Dubbed the "Two Floods and Your Out of the Taxpayers' Pocket Act," the measure would reform the program by requiring some owners who file more than two claims to pay full actuarial, risk-based rates for coverage. Those who have filed fewer claims would continue to pay rates that are subsidized by the government.

The legislation will ensure the availability of flood insurance while reducing the amount of money spent on frequently flooded properties, said its sponsor, Rep. Doug Bereuter, R-Neb.

"We need to stop treading through the water of repetitive loss after repetitive loss," Rep. Bereuter said. "Passing this legislation is the right thing to do. Congress has delayed far too long in making the obvious reforms needed in the program."

Last year, Congress not only delayed renewing the Federal Emergency Management Administration's authority to issue flood insurance policies, it forgot to do so altogether. And as a result, the program expired on Dec. 31.

Without flood insurance, lenders are prohibited by law from originating mortgages in the more than 19,000 communities throughout the country that are located at least partially in a flood plain. According to FEMA, 90 percent of all natural disasters are flood-related, and as many as 8 million households are at risk from flooding at any given moment.

However, lawmakers corrected their oversight shortly into the new year and coverage was not interrupted.

The National Flood Insurance Program was created by Congress in 1968 because coverage from private carriers was generally not available. But now, lawmaker's forgetfulness notwithstanding, repeat losses are placing a financial strain on it.

FEMA says some 45,000 properties insured under the program have experienced repetitive losses. Over the years, it adds, they have cost the flood insurance program about $3.8 billion, or 38 percent of total losses.

Worse, almost one in four of these properties have had four or more losses, or two or three losses that cumulatively exceed their value. And a few places have been flooded more than 20 times in last two decades. That's an average of more than once a year.

"The situation surrounding these properties is critical, not only for the home owners who live in these susceptible areas, but also for the NFIP, which cannot sustain this level of claims activity," says FEMA's acting director, Robert Shea, testified a few years ago.

"In any given year, these buildings will be flooded again (and) the owners on the insured properties list will again file claims. And this will happen every year unless we do something to reduce the hazard of repeat flooding."

Under Rep. Bereuter's bill, FEMA would have the authority to mitigate flood risk or buy out "severe repetitive loss" properties.

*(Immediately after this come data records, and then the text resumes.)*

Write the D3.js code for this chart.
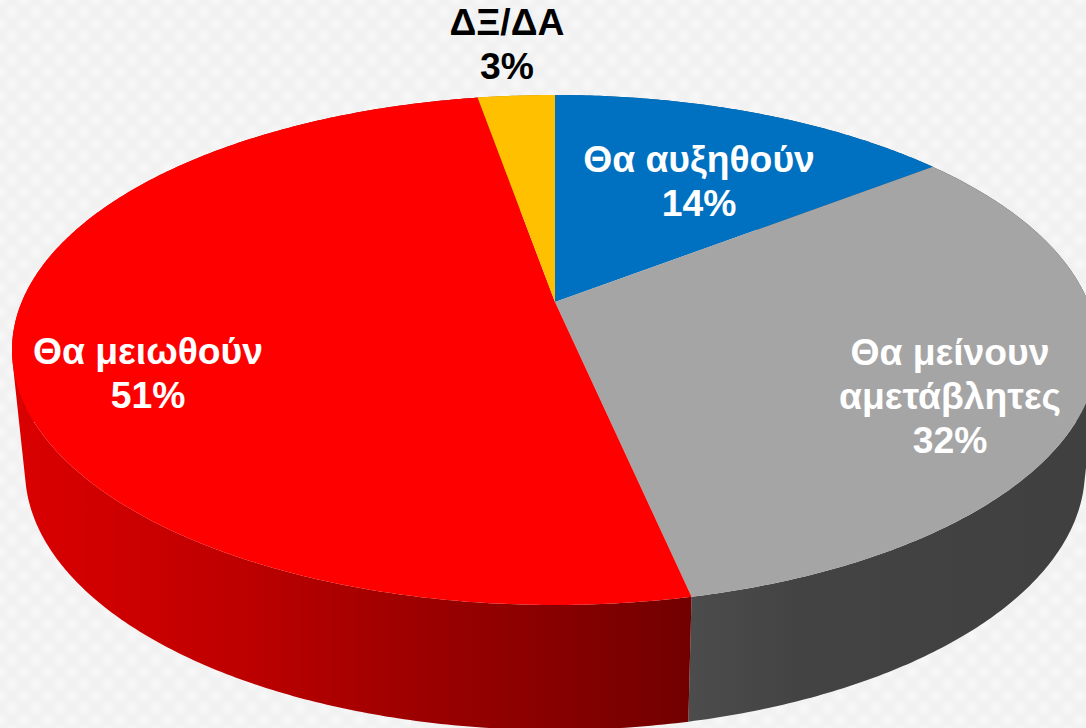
<!DOCTYPE html>
<html>
<head>
<meta charset="utf-8">
<script src="https://cdn.jsdelivr.net/npm/d3@7"></script>
<style>
html, body { margin: 0; padding: 0; background: #f3f3f3; overflow: hidden; }
svg { display: block; }
</style>
</head>
<body>
<svg id="chart"></svg>
<script>
// data
var categories = ["Θα αυξηθούν", "Θα μείνουν αμετάβλητες", "Θα μειωθούν", "ΔΞ/ΔΑ"];
var percentLabels = ["14%", "32%", "51%", "3%"];
var shares = [14.5, 32.15, 50.6, 2.75]; // slice sizes

var width = 1086, height = 728;
var topColors = ["#0070c0", "#a5a5a5", "#ff0000", "#ffc000"];
var sideFills = ["#00508a", "url(#sideGrey)", "url(#sideRed)", "#b08400"];

// the pie is drawn in perspective, so the centre sits above the middle of the ellipse
var topRim = {cx: 555, top: 95, bottom: 605, apex: 302, rx: 543};
var lowRim = {cx: 555, top: 210, bottom: 730, apex: 421, rx: 530};

function projector(rim) {
	var a = rim.apex - rim.top, b = rim.bottom - rim.apex;
	var p = (b - a) / (b + a);
	var x = d3.scaleLinear().domain([-1, 1]).range([rim.cx - rim.rx * Math.sqrt(1 - p * p), rim.cx + rim.rx * Math.sqrt(1 - p * p)]);
	var y = d3.scaleLinear().domain([-1, 1]).range([rim.apex - a * (1 + p), rim.apex + a * (1 + p)]);
	return function(angle) {
		var u = Math.sin(angle), v = -Math.cos(angle);
		var s = 1 / (1 - p * v);
		return [x(u * s), y(v * s)];
	};
}

var onTop = projector(topRim), onLow = projector(lowRim);
var line = d3.line();

function arcAngles(d) {
	var n = Math.max(2, Math.ceil((d.endAngle - d.startAngle) / 0.01));
	return d3.range(n + 1).map(function(i) { return d.startAngle + (d.endAngle - d.startAngle) * i / n; });
}

var svg = d3.select("#chart").attr("width", width).attr("height", height);
var defs = svg.append("defs");

// faint woven background
var weave = defs.append("pattern").attr("id", "weave").attr("patternUnits", "userSpaceOnUse")
	.attr("width", 24).attr("height", 24);
var glow = defs.append("radialGradient").attr("id", "glow");
glow.append("stop").attr("offset", "0%").attr("stop-color", "#f8f8f8");
glow.append("stop").attr("offset", "100%").attr("stop-color", "#f8f8f8").attr("stop-opacity", 0);
weave.append("rect").attr("width", 24).attr("height", 24).attr("fill", "#f1f1f1");
[[0, 0], [24, 0], [0, 24], [24, 24], [12, 12]].forEach(function(c) {
	weave.append("circle").attr("cx", c[0]).attr("cy", c[1]).attr("r", 9).attr("fill", "url(#glow)");
});

function sideGradient(id, stops) {
	var g = defs.append("linearGradient").attr("id", id).attr("gradientUnits", "userSpaceOnUse")
		.attr("x1", stops[0][0]).attr("x2", stops[stops.length - 1][0]).attr("y1", 0).attr("y2", 0);
	stops.forEach(function(s) {
		g.append("stop").attr("offset", (s[0] - stops[0][0]) / (stops[stops.length - 1][0] - stops[0][0]))
			.attr("stop-color", s[1]);
	});
}
sideGradient("sideRed", [[20, "#da0000"], [250, "#bc0000"], [400, "#a00000"], [690, "#720000"]]);
sideGradient("sideGrey", [[688, "#4c4c4c"], [800, "#434343"], [1086, "#404040"]]);

svg.append("rect").attr("width", width).attr("height", height).attr("fill", "url(#weave)");

var slices = d3.pie().sort(null).value(function(d) { return d; })(shares);

// sides first, one small quad per step so the silhouette joins both rims.
// all quads wind the same way or the overlapping ones cancel out
svg.append("g").selectAll("path").data(slices).enter().append("path")
	.attr("d", function(d) {
		return d3.pairs(arcAngles(d)).map(function(q) {
			var quad = [onTop(q[0]), onTop(q[1]), onLow(q[1]), onLow(q[0])];
			if (d3.polygonArea(quad) < 0) quad.reverse();
			return line(quad) + "Z";
		}).join("");
	})
	.attr("fill", function(d, i) { return sideFills[i]; });

svg.append("g").selectAll("path").data(slices).enter().append("path")
	.attr("d", function(d) {
		return line([[topRim.cx, topRim.apex]].concat(arcAngles(d).map(onTop))) + "Z";
	})
	.attr("fill", function(d, i) { return topColors[i]; });

// labels
var labelLines = [
	[categories[0], percentLabels[0]],
	["Θα μείνουν", "αμετάβλητες", percentLabels[1]],
	[categories[2], percentLabels[2]],
	[categories[3], percentLabels[3]]
];
var labelAt = [[699, 172], [950, 365], [148, 364], [507, 35]];
var labelColor = ["#fff", "#fff", "#fff", "#000"];

labelLines.forEach(function(lines, i) {
	svg.append("text")
		.attr("text-anchor", "middle")
		.attr("font-family", "'Liberation Sans', Arial, sans-serif")
		.attr("font-weight", "bold")
		.attr("font-size", 37.3)
		.attr("fill", labelColor[i])
		.selectAll("tspan").data(lines).enter().append("tspan")
		.attr("x", labelAt[i][0])
		.attr("y", function(d, j) { return labelAt[i][1] + j * 44; })
		.text(function(d) { return d; });
});
</script>
</body>
</html>
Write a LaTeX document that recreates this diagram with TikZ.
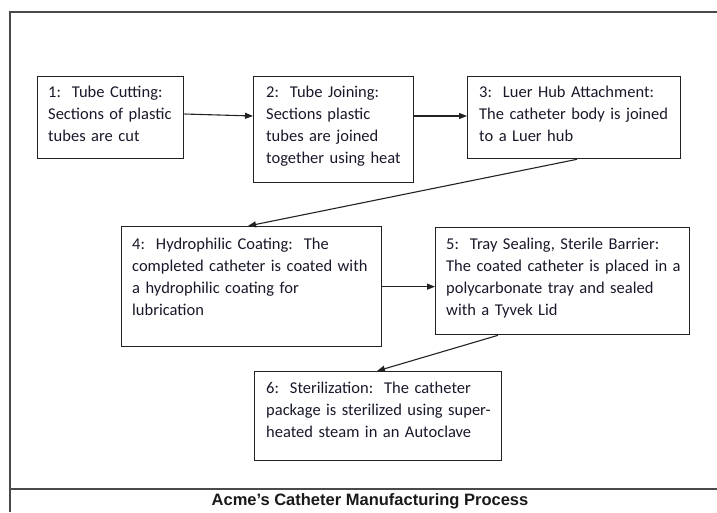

If an owner refuses a government offer to mitigate – which could include elevating the property or otherwise flood-proofing it, selling it, relocating it or perhaps even tearing it down – they would have to buy flood insurance at the full actuarial premium rate.

During markup, the committee narrowed the class of properties considered to be at risk for severe repetitive loses from what was originally proposed and approved an amendment that requires any federal buyout to cover the full amount owed on the property. Under the original bill, only the principal amount of the mortgage was covered, not insurance and taxes.

Also, to give lenders time to protect their interests in the houses, they must be notified when a mitigation or buyout offer was made and when it was either refused or accepted.

As it is now, Uncle Sam subsidizes the rates for the first $35,000 of coverage on properties that were enrolled in the program prior to the time the federal government first published maps identifying special flood hazard areas. Also known as 100-year floodplains, these areas have the greatest chance of flooding in any given year.

Owners of structures covered after the maps were drawn pay full premiums. Currently, according to the General Accounting Office, that's an average of $310 a year.

The average annual premium of a subsidized policy is $610. That's twice the going rate for properties not grandfathered into the program, but the government assumes five times the risk. If the subsidy were to be eliminated, says the GAO, the premium would more than double to about $1,300.

About 30 percent of the 4.3 million policies in force as of last year were subsidized. And as a result, the program does not collect sufficient premium income to build the reserves necessary to meet expected losses in the future. Indeed, since 1994, FEMA has had to borrow more that $2 billion from the Treasury to cover claims and operating expenses under the program.

Lawmakers, of course, never intended the program to be actuarially sound. Otherwise, they wouldn't have voted for subsidized premiums in the first place. But then, they had no idea that cumulative losses for the eight-year period between 1993 and 2000 would total about $843 million. (It would have been worse if revenues hadn't exceeded costs by $720 million in 1999 and 2000. In the six years between ‘93 and ‘98, operating losses totaled some $1.56 billion.)

Repetitive loss properties account for about $200 million in claims annually, resulting in "a major disproportionate impact" on the program. And that, Rep. Bereuter has said, amounts to nothing more than a "federal handout."

In what the Nebraska legislator calls "a regional cross-subsidy," he says "American taxpayers are paying the cost for individuals who choose to live in high flood risk areas."

Rep. Bereuter once used the term "abuse" to describe policyholders who file claim after claim on the same flood-prone properties. But others stressed that most of those whose homes are damaged and lives disrupted by flooding more than once are hardly crooks.

Still, policy makers believe something needs to be done, especially since estimates are that within the next decade, 75 percent of the country's population will be living within 100 miles of the U.S. coastline where flooding is most likely to occur.